Each stage follows your League of Nations rise...     

Joseph Nye provides the first layer: Smart Power—“Live History”. This is you now. You're a fan. You get your free Powerbrief


This is the match in real time: who presses, who dominates possession, who tires, who breaks the line. Nye teaches that power is not merely coercion but the mix of hard strength, soft appeal and strategic judgement—the blended formation modern states must master. In the League of Nations, this becomes Live History, where fans watch the weekly game-set-match results across 7 leagues, 1000’s of game metrics. Nye explains what power looks like on the pitch; the League shows who is winning.

Samuel Huntington provides the second layer: Smart Rules—“Make History”. You're a player. You get your Situation Report


If Nye shows the match, Huntington supplies the manager’s philosophy. Civilisations carry deep cultures: they choose certain leaders, demand particular strategies, and impose distinct mandates on their elites. These become the Seven Smart Rules of Power, the unwritten code that determines how a state interprets the world and how it uses its seven powers:

  1. What’s your plan? (the grand strategy)
  2. Who leads? (the leader, the mandate and the elite in place to execute the grand strategy)
  3. What’s your strength? (the economic, military, state, people, energy, cultural and diplomatic powers you use to achieve the grand strategy)  
  4. What are your policies? (the power game metrics you play to pursue the grand strategy)
  5. Are you cutting-edge? (the power revolutions you need to lead to boost your powers and policies)
  6. Who are your rivals? (internal and external threats to your grand strategy)
  7. Can you buck the cycle? (countries, like teams, are young or tiring. Are you rising or falling?)

In the League of Nations, these become Smart Rules, the zone where you move from spectator to player: forecasting the future, re-running the past, and testing different civilisational playbooks. Here Machiavelli enters the tunnel and whispers: “You can do better. Show me your plan.”

Philip Bobbitt provides the third layer: Smart Cycles—“Change History”. You're a manager. You go deeper still into smart power with your Influence Report


But smart power and smart rules are nothing unless you know where you are in history. Your stage in the cycle.

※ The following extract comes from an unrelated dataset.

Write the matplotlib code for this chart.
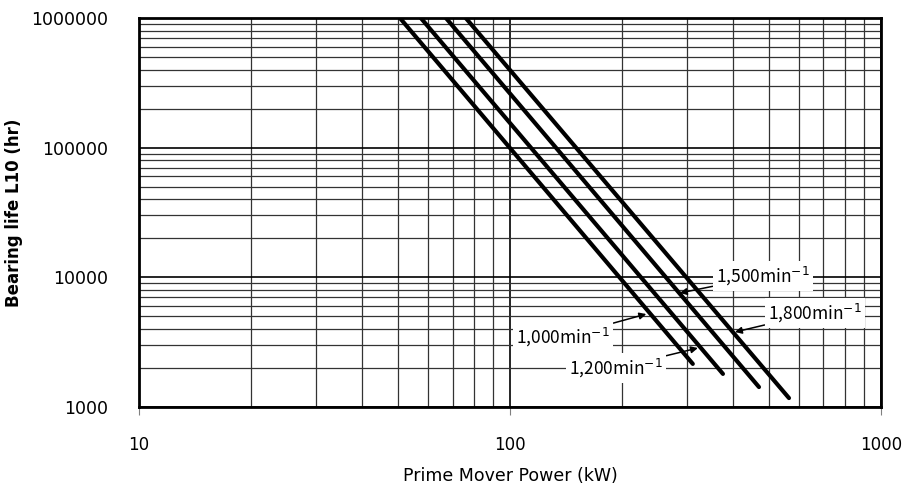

Professor Philip Bobbitt studies the league tables across centuries. States rise and fall through seven predictable stages—Rise, Momentum, Challenger, Zenith, Pressures, Overreach, Decline—as constitutional orders shift from princely to kingly, constitutional, empire, nation and civilisation states. In the League of Nations, this becomes Change History, the managerial level where you confront the fundamental question: Given your place in the cycle, what must you do to rise rather than fall?

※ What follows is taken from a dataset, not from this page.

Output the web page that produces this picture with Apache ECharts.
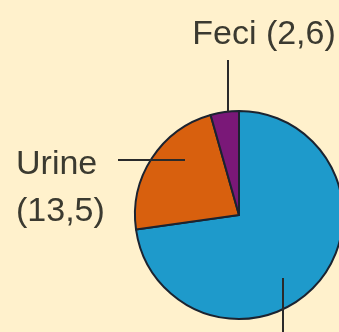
<!DOCTYPE html>
<html>
<head>
<meta charset="utf-8">
<script src="https://cdn.jsdelivr.net/npm/echarts@6/dist/echarts.min.js"></script>
<style>
  html, body { margin: 0; padding: 0; background: #fff1cc; }
  #chart { width: 339px; height: 332px; }
</style>
</head>
<body>
<div id="chart"></div>
<script>
// Water loss shares drawn as a pie
const names = ['Altro', 'Urine', 'Feci'];
const values = [43, 13.5, 2.6];
const labelTexts = [' ', 'Urine\n(13,5)', 'Feci (2,6)'];
const colors = ['#1e9acb', '#d8600e', '#7a1878'];

// Label anchor and leader-line geometry for each slice
const labelPlacement = [
  { x: 283, y: 345, align: 'center', verticalAlign: 'top', line: [[283, 278], [283, 332]] },
  { x: 16, y: 141, align: 'left', verticalAlign: 'top', line: [[185, 160], [118, 160]] },
  { x: 264, y: 11, align: 'center', verticalAlign: 'top', line: [[228, 112], [228, 60]] }
];

const pieCenter = [239, 215];
const pieRadius = [0, 104];

const chart = echarts.init(document.getElementById('chart'));
chart.setOption({
  backgroundColor: '#fff1cc',
  animation: false,
  series: [
    {
      // filled slices
      type: 'pie',
      z: 2,
      center: pieCenter,
      radius: pieRadius,
      startAngle: 90,
      clockwise: true,
      silent: true,
      data: names.map((n, i) => ({
        name: n,
        value: values[i],
        itemStyle: { color: colors[i] }
      })),
      itemStyle: { borderColor: '#1b2330', borderWidth: 2 },
      label: { show: false },
      labelLine: { show: false },
      emphasis: { disabled: true }
    },
    {
      // same slices, transparent, carrying labels and leader lines on top
      type: 'pie',
      z: 5,
      center: pieCenter,
      radius: pieRadius,
      startAngle: 90,
      clockwise: true,
      silent: true,
      data: names.map((n, i) => ({
        name: n,
        value: values[i],
        label: { formatter: labelTexts[i] }
      })),
      itemStyle: { color: 'rgba(0,0,0,0)', borderWidth: 0 },
      label: {
        show: true,
        fontFamily: 'Liberation Sans, Arial, sans-serif',
        fontSize: 34,
        lineHeight: 47,
        color: '#3b3a30',
        overflow: 'none',
        width: 200
      },
      labelLine: {
        show: true,
        lineStyle: { color: '#2a2a2a', width: 2 }
      },
      labelLayout: function (params) {
        const p = labelPlacement[params.dataIndex];
        return {
          x: p.x,
          y: p.y,
          align: p.align,
          verticalAlign: p.verticalAlign,
          labelLinePoints: p.line
        };
      },
      emphasis: { disabled: true }
    }
  ]
});
</script>
</body>
</html>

History moves in century-long cycles from rise to decline. Bobbitt identified five world wars that have sliced the last 500 years into distinct power epochs—each dominated by a different superpower: Spain, France, Britain, America, and now China.

Every century, an ambitious rising state challenges the hegemon in a transformative conflict that kills millions and reshapes how nations are governed. These world wars end with treaties that establish new world orders: Augsburg (1555), Westphalia (1648), Paris (1763), Vienna (1815), Versailles (1919) and Paris (1990).

Every century, these five world wars – driven by an ambitious leader of a rising state pursuing its strategic plan – all changed the way other states were run and people lived. Eras ended; millions died. 

Here they are:

  1. Italian Wars (1526-1530): Established Habsburg hegemony over the Pope. Created the universalist Princely State order
  2. Thirty Years' War (1618-1648): Destroyed Spanish hegemony, enabled French rise. Created the absolutist Kingly State order
  3. Seven Years' War (1756-1763): Transferred hegemony from France to Britain. Created the secular Constitutional State order
  4. Napoleonic Wars (1792-1815): Confirmed British hegemony in which a French final bid for power was destroyed. Created the colonial Empire State order
  5. Long War: Axis War & Cold War (1939-1989): Established American hegemony. Destroyed first the German and then the Soviet bids for power...and the empire state. Created the democratic Nation State order

Between world wars come test wars—conflicts that challenge but don't overthrow the hegemon. The last test war was the Great War (1914-1918). Control over the Empire State order was fought out between liberal and autocratic orders. Based on historical patterns, the next test war is due by 2030. We are 87% through the danger zone.

Here they are:

  1. Italian Wars (1551-1559): The French tested Spanish hegemony, confirmed dominance till the 30 Years War destroyed it
  2. War of Spanish Succession (1701-1714): The Anglo-Dutch tested French hegemony until the 7 Years War destroyed it.
  3. Revolutionary Wars (1774-1797): The American and French revolutionaries flipped Britain from a constitutional to an empire state
  4. Great War (1914-1918): Autocratic empires tested British liberal hegemony, initiated terminal decline until the Long War destroyed it 
  5. Chinese/Russian Challenge (2011-): Civilisational states are testing American nation state hegemony, outcome pending

The timeline is precise: The US reached its zenith in 1991. China began testing seriously in 2011 with it's new leader, President Xi. It surpassed the US in GDP in purchasing power parity and aggrandized in the South China Sea. Bobbitt's theory suggests that, by 2044, China will overtake the US as the dominant power. By 2081 - 90 years after it reached its hegemony - the next world war is due. Unless US leaders get ready, history's march will end the American-led order.

We're not watching random chaos. We're watching the sixth great power transition in 500 years—right on schedule.

See it right here....

Together, Nye, Huntington and Bobbitt give the League of Nations its architecture:
7 powers, 7 rules, and 7 cycles.

Smart Power.

The result is a world where anyone can watch history, make history, and ultimately—change history.